■ Written request ■
Quote all of the data that follows exactly as written, skipping the images.

■ Listed entries ■
————————

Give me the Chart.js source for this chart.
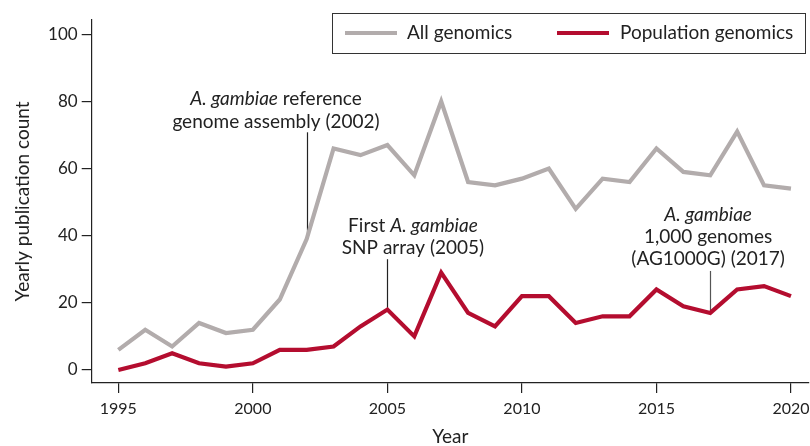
<!DOCTYPE html>
<html>
<head>
<meta charset="utf-8">
<script src="https://cdn.jsdelivr.net/npm/chart.js@4/dist/chart.umd.min.js"></script>
<style>
  html, body { margin: 0; padding: 0; background: #fff; }
  #wrap { width: 810px; height: 446px; position: relative; }
</style>
</head>
<body>
<div id="wrap"><canvas id="chart"></canvas></div>
<script>
// Yearly publication counts on Anopheles gambiae genomics
const years = [1995, 1996, 1997, 1998, 1999, 2000, 2001, 2002, 2003, 2004, 2005, 2006, 2007,
               2008, 2009, 2010, 2011, 2012, 2013, 2014, 2015, 2016, 2017, 2018, 2019, 2020];
const allGenomics = [6, 12, 7, 14, 11, 12, 21, 39, 66, 64, 67, 58, 80,
                     56, 55, 57, 60, 48, 57, 56, 66, 59, 58, 71, 55, 54];
const populationGenomics = [0, 2, 5, 2, 1, 2, 6, 6, 7, 13, 18, 10, 29,
                            17, 13, 22, 22, 14, 16, 16, 24, 19, 17, 24, 25, 22];
const xTicks = [1995, 2000, 2005, 2010, 2015, 2020];
const yTicks = [0, 20, 40, 60, 80, 100];
const seriesNames = ['All genomics', 'Population genomics'];

// Milestones marked on the chart
const milestoneYears = [2002, 2005, 2017];
const milestoneSeries = [0, 1, 1];
const milestoneText = [
  [[['A. gambiae', true], [' reference', false]], [['genome assembly (2002)', false]]],
  [[['First ', false], ['A. gambiae', true]], [['SNP array (2005)', false]]],
  [[['A. gambiae', true]], [['1,000 genomes', false]], [['(AG1000G) (2017)', false]]]
];

const GREY = '#b2acac';
const RED = '#b40d2f';
const INK = '#222222';
const TEXT_FONT = 'Lato, "Open Sans", sans-serif';
const TEXT_SIZE = 19;

const toPoints = (vals) => vals.map((v, i) => ({ x: years[i], y: v }));

// Label layout for each milestone, in data units (centre year, line values, leader top)
const milestoneLayout = [
  { cx: 2000.86, lines: [80.7, 73.8], leaderTop: 70.8, leaderColor: '#222' },
  { cx: 2005.95, lines: [42.9, 36.3], leaderTop: 33.0, leaderColor: '#222' },
  { cx: 2016.92, lines: [46.1, 39.6, 33.0], leaderTop: 29.5, leaderColor: '#555' }
];

function drawRichLine(ctx, segs, cx, cy, size) {
  const fontFor = (it) => (it ? 'italic ' : '') + size + 'px ' + TEXT_FONT;
  let total = 0;
  const widths = segs.map(([t, it]) => { ctx.font = fontFor(it); const w = ctx.measureText(t).width; total += w; return w; });
  let x = cx - total / 2;
  segs.forEach(([t, it], k) => {
    ctx.font = fontFor(it);
    ctx.fillText(t, x, cy);
    x += widths[k];
  });
}

const milestonePlugin = {
  id: 'milestones',
  beforeDatasetsDraw(chart) {
    const { ctx, scales: { x, y } } = chart;
    ctx.save();
    milestoneYears.forEach((yr, i) => {
      const series = milestoneSeries[i] === 0 ? allGenomics : populationGenomics;
      const v = series[years.indexOf(yr)];
      const px = Math.round(x.getPixelForValue(yr)) + 0.5;
      ctx.strokeStyle = milestoneLayout[i].leaderColor;
      ctx.lineWidth = 1.2;
      ctx.beginPath();
      ctx.moveTo(px, y.getPixelForValue(v));
      ctx.lineTo(px, y.getPixelForValue(milestoneLayout[i].leaderTop));
      ctx.stroke();
    });
    ctx.restore();
  },
  afterDraw(chart) {
    const { ctx, scales: { x, y } } = chart;
    ctx.save();
    ctx.fillStyle = INK;
    ctx.textBaseline = 'middle';
    ctx.textAlign = 'left';
    milestoneText.forEach((lines, i) => {
      const L = milestoneLayout[i];
      const cx = x.getPixelForValue(L.cx);
      lines.forEach((segs, j) => {
        drawRichLine(ctx, segs, cx, y.getPixelForValue(L.lines[j]), TEXT_SIZE);
      });
    });
    ctx.restore();
  }
};

// Framed legend across the top right
const legendPlugin = {
  id: 'framedLegend',
  afterDraw(chart) {
    const { ctx } = chart;
    ctx.save();
    ctx.strokeStyle = '#333';
    ctx.lineWidth = 1;
    ctx.strokeRect(332.5, 13.5, 473, 40);
    const items = [
      { name: seriesNames[0], color: GREY, x0: 345, x1: 397, tx: 407 },
      { name: seriesNames[1], color: RED, x0: 557, x1: 609, tx: 620 }
    ];
    ctx.textBaseline = 'middle';
    ctx.textAlign = 'left';
    ctx.font = TEXT_SIZE + 'px ' + TEXT_FONT;
    items.forEach(it => {
      ctx.strokeStyle = it.color;
      ctx.lineWidth = 4;
      ctx.beginPath();
      ctx.moveTo(it.x0, 33);
      ctx.lineTo(it.x1, 33);
      ctx.stroke();
      ctx.fillStyle = INK;
      ctx.fillText(it.name, it.tx, 33);
    });
    ctx.restore();
  }
};

new Chart(document.getElementById('chart'), {
  type: 'line',
  data: {
    datasets: [
      { label: seriesNames[0], data: toPoints(allGenomics), borderColor: GREY, borderWidth: 4.2,
        pointRadius: 0, tension: 0, borderJoinStyle: 'miter', order: 2 },
      { label: seriesNames[1], data: toPoints(populationGenomics), borderColor: RED, borderWidth: 4.2,
        pointRadius: 0, tension: 0, borderJoinStyle: 'miter', order: 1 }
    ]
  },
  options: {
    responsive: true,
    maintainAspectRatio: false,
    animation: false,
    layout: { padding: { top: 20, right: 1, left: 0, bottom: 0 } },
    plugins: { legend: { display: false }, tooltip: { enabled: false } },
    scales: {
      x: {
        type: 'linear',
        min: 1994.01,
        max: 2020.67,
        afterBuildTicks: (s) => { s.ticks = xTicks.map(v => ({ value: v })); },
        afterFit: (s) => { s.height = 63; s.paddingLeft = 0; s.paddingRight = 0; },
        grid: { drawOnChartArea: false, drawTicks: true, tickLength: 10, color: INK, lineWidth: 1.2 },
        border: { display: true, color: INK, width: 1.2 },
        ticks: { color: INK, padding: 6, maxRotation: 0, autoSkip: false,
                 font: { family: TEXT_FONT, size: 16 },
                 callback: (v) => String(v) },
        title: { display: true, text: 'Year', color: INK, padding: { top: 0, bottom: -2 },
                 font: { family: TEXT_FONT, size: TEXT_SIZE } }
      },
      y: {
        type: 'linear',
        min: -3.87,
        max: 104.25,
        afterBuildTicks: (s) => { s.ticks = yTicks.map(v => ({ value: v })); },
        afterFit: (s) => { s.width = 91.7; s.paddingTop = 0; s.paddingBottom = 0; },
        grid: { drawOnChartArea: false, drawTicks: true, tickLength: 10, color: INK, lineWidth: 1.2 },
        border: { display: true, color: INK, width: 1.2 },
        ticks: { color: INK, padding: 4, font: { family: TEXT_FONT, size: 17 } },
        title: { display: true, text: 'Yearly publication count', color: INK,
                 padding: { top: 11, bottom: 0 }, font: { family: TEXT_FONT, size: TEXT_SIZE } }
      }
    }
  },
  plugins: [milestonePlugin, legendPlugin]
});
</script>
</body>
</html>
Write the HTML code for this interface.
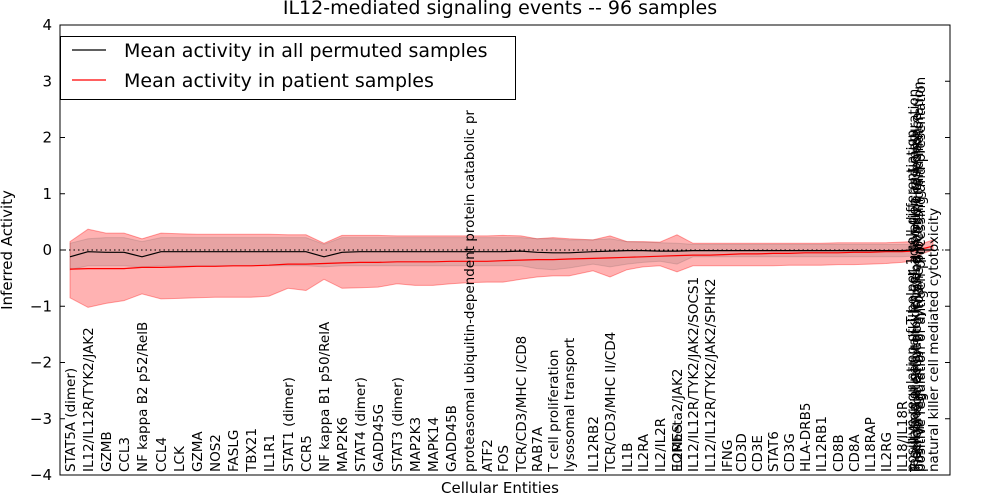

————————

■ Complete answer ■
Give me the Chart.js source for this chart.
<!DOCTYPE html>
<html>
<head>
<meta charset="utf-8">
<script src="https://cdn.jsdelivr.net/npm/chart.js@4/dist/chart.umd.min.js"></script>
<style>
  html, body { margin: 0; padding: 0; background: #fff; }
  #wrap { width: 810px; height: 446px; position: relative; }
</style>
</head>
<body>
<div id="wrap"><canvas id="chart"></canvas></div>
<script>
// Yearly publication counts on Anopheles gambiae genomics
const years = [1995, 1996, 1997, 1998, 1999, 2000, 2001, 2002, 2003, 2004, 2005, 2006, 2007,
               2008, 2009, 2010, 2011, 2012, 2013, 2014, 2015, 2016, 2017, 2018, 2019, 2020];
const allGenomics = [6, 12, 7, 14, 11, 12, 21, 39, 66, 64, 67, 58, 80,
                     56, 55, 57, 60, 48, 57, 56, 66, 59, 58, 71, 55, 54];
const populationGenomics = [0, 2, 5, 2, 1, 2, 6, 6, 7, 13, 18, 10, 29,
                            17, 13, 22, 22, 14, 16, 16, 24, 19, 17, 24, 25, 22];
const xTicks = [1995, 2000, 2005, 2010, 2015, 2020];
const yTicks = [0, 20, 40, 60, 80, 100];
const seriesNames = ['All genomics', 'Population genomics'];

// Milestones marked on the chart
const milestoneYears = [2002, 2005, 2017];
const milestoneSeries = [0, 1, 1];
const milestoneText = [
  [[['A. gambiae', true], [' reference', false]], [['genome assembly (2002)', false]]],
  [[['First ', false], ['A. gambiae', true]], [['SNP array (2005)', false]]],
  [[['A. gambiae', true]], [['1,000 genomes', false]], [['(AG1000G) (2017)', false]]]
];

const GREY = '#b2acac';
const RED = '#b40d2f';
const INK = '#222222';
const TEXT_FONT = 'Lato, "Open Sans", sans-serif';
const TEXT_SIZE = 19;

const toPoints = (vals) => vals.map((v, i) => ({ x: years[i], y: v }));

// Label layout for each milestone, in data units (centre year, line values, leader top)
const milestoneLayout = [
  { cx: 2000.86, lines: [80.7, 73.8], leaderTop: 70.8, leaderColor: '#222' },
  { cx: 2005.95, lines: [42.9, 36.3], leaderTop: 33.0, leaderColor: '#222' },
  { cx: 2016.92, lines: [46.1, 39.6, 33.0], leaderTop: 29.5, leaderColor: '#555' }
];

function drawRichLine(ctx, segs, cx, cy, size) {
  const fontFor = (it) => (it ? 'italic ' : '') + size + 'px ' + TEXT_FONT;
  let total = 0;
  const widths = segs.map(([t, it]) => { ctx.font = fontFor(it); const w = ctx.measureText(t).width; total += w; return w; });
  let x = cx - total / 2;
  segs.forEach(([t, it], k) => {
    ctx.font = fontFor(it);
    ctx.fillText(t, x, cy);
    x += widths[k];
  });
}

const milestonePlugin = {
  id: 'milestones',
  beforeDatasetsDraw(chart) {
    const { ctx, scales: { x, y } } = chart;
    ctx.save();
    milestoneYears.forEach((yr, i) => {
      const series = milestoneSeries[i] === 0 ? allGenomics : populationGenomics;
      const v = series[years.indexOf(yr)];
      const px = Math.round(x.getPixelForValue(yr)) + 0.5;
      ctx.strokeStyle = milestoneLayout[i].leaderColor;
      ctx.lineWidth = 1.2;
      ctx.beginPath();
      ctx.moveTo(px, y.getPixelForValue(v));
      ctx.lineTo(px, y.getPixelForValue(milestoneLayout[i].leaderTop));
      ctx.stroke();
    });
    ctx.restore();
  },
  afterDraw(chart) {
    const { ctx, scales: { x, y } } = chart;
    ctx.save();
    ctx.fillStyle = INK;
    ctx.textBaseline = 'middle';
    ctx.textAlign = 'left';
    milestoneText.forEach((lines, i) => {
      const L = milestoneLayout[i];
      const cx = x.getPixelForValue(L.cx);
      lines.forEach((segs, j) => {
        drawRichLine(ctx, segs, cx, y.getPixelForValue(L.lines[j]), TEXT_SIZE);
      });
    });
    ctx.restore();
  }
};

// Framed legend across the top right
const legendPlugin = {
  id: 'framedLegend',
  afterDraw(chart) {
    const { ctx } = chart;
    ctx.save();
    ctx.strokeStyle = '#333';
    ctx.lineWidth = 1;
    ctx.strokeRect(332.5, 13.5, 473, 40);
    const items = [
      { name: seriesNames[0], color: GREY, x0: 345, x1: 397, tx: 407 },
      { name: seriesNames[1], color: RED, x0: 557, x1: 609, tx: 620 }
    ];
    ctx.textBaseline = 'middle';
    ctx.textAlign = 'left';
    ctx.font = TEXT_SIZE + 'px ' + TEXT_FONT;
    items.forEach(it => {
      ctx.strokeStyle = it.color;
      ctx.lineWidth = 4;
      ctx.beginPath();
      ctx.moveTo(it.x0, 33);
      ctx.lineTo(it.x1, 33);
      ctx.stroke();
      ctx.fillStyle = INK;
      ctx.fillText(it.name, it.tx, 33);
    });
    ctx.restore();
  }
};

new Chart(document.getElementById('chart'), {
  type: 'line',
  data: {
    datasets: [
      { label: seriesNames[0], data: toPoints(allGenomics), borderColor: GREY, borderWidth: 4.2,
        pointRadius: 0, tension: 0, borderJoinStyle: 'miter', order: 2 },
      { label: seriesNames[1], data: toPoints(populationGenomics), borderColor: RED, borderWidth: 4.2,
        pointRadius: 0, tension: 0, borderJoinStyle: 'miter', order: 1 }
    ]
  },
  options: {
    responsive: true,
    maintainAspectRatio: false,
    animation: false,
    layout: { padding: { top: 20, right: 1, left: 0, bottom: 0 } },
    plugins: { legend: { display: false }, tooltip: { enabled: false } },
    scales: {
      x: {
        type: 'linear',
        min: 1994.01,
        max: 2020.67,
        afterBuildTicks: (s) => { s.ticks = xTicks.map(v => ({ value: v })); },
        afterFit: (s) => { s.height = 63; s.paddingLeft = 0; s.paddingRight = 0; },
        grid: { drawOnChartArea: false, drawTicks: true, tickLength: 10, color: INK, lineWidth: 1.2 },
        border: { display: true, color: INK, width: 1.2 },
        ticks: { color: INK, padding: 6, maxRotation: 0, autoSkip: false,
                 font: { family: TEXT_FONT, size: 16 },
                 callback: (v) => String(v) },
        title: { display: true, text: 'Year', color: INK, padding: { top: 0, bottom: -2 },
                 font: { family: TEXT_FONT, size: TEXT_SIZE } }
      },
      y: {
        type: 'linear',
        min: -3.87,
        max: 104.25,
        afterBuildTicks: (s) => { s.ticks = yTicks.map(v => ({ value: v })); },
        afterFit: (s) => { s.width = 91.7; s.paddingTop = 0; s.paddingBottom = 0; },
        grid: { drawOnChartArea: false, drawTicks: true, tickLength: 10, color: INK, lineWidth: 1.2 },
        border: { display: true, color: INK, width: 1.2 },
        ticks: { color: INK, padding: 4, font: { family: TEXT_FONT, size: 17 } },
        title: { display: true, text: 'Yearly publication count', color: INK,
                 padding: { top: 11, bottom: 0 }, font: { family: TEXT_FONT, size: TEXT_SIZE } }
      }
    }
  },
  plugins: [milestonePlugin, legendPlugin]
});
</script>
</body>
</html>
Write the HTML code for this interface.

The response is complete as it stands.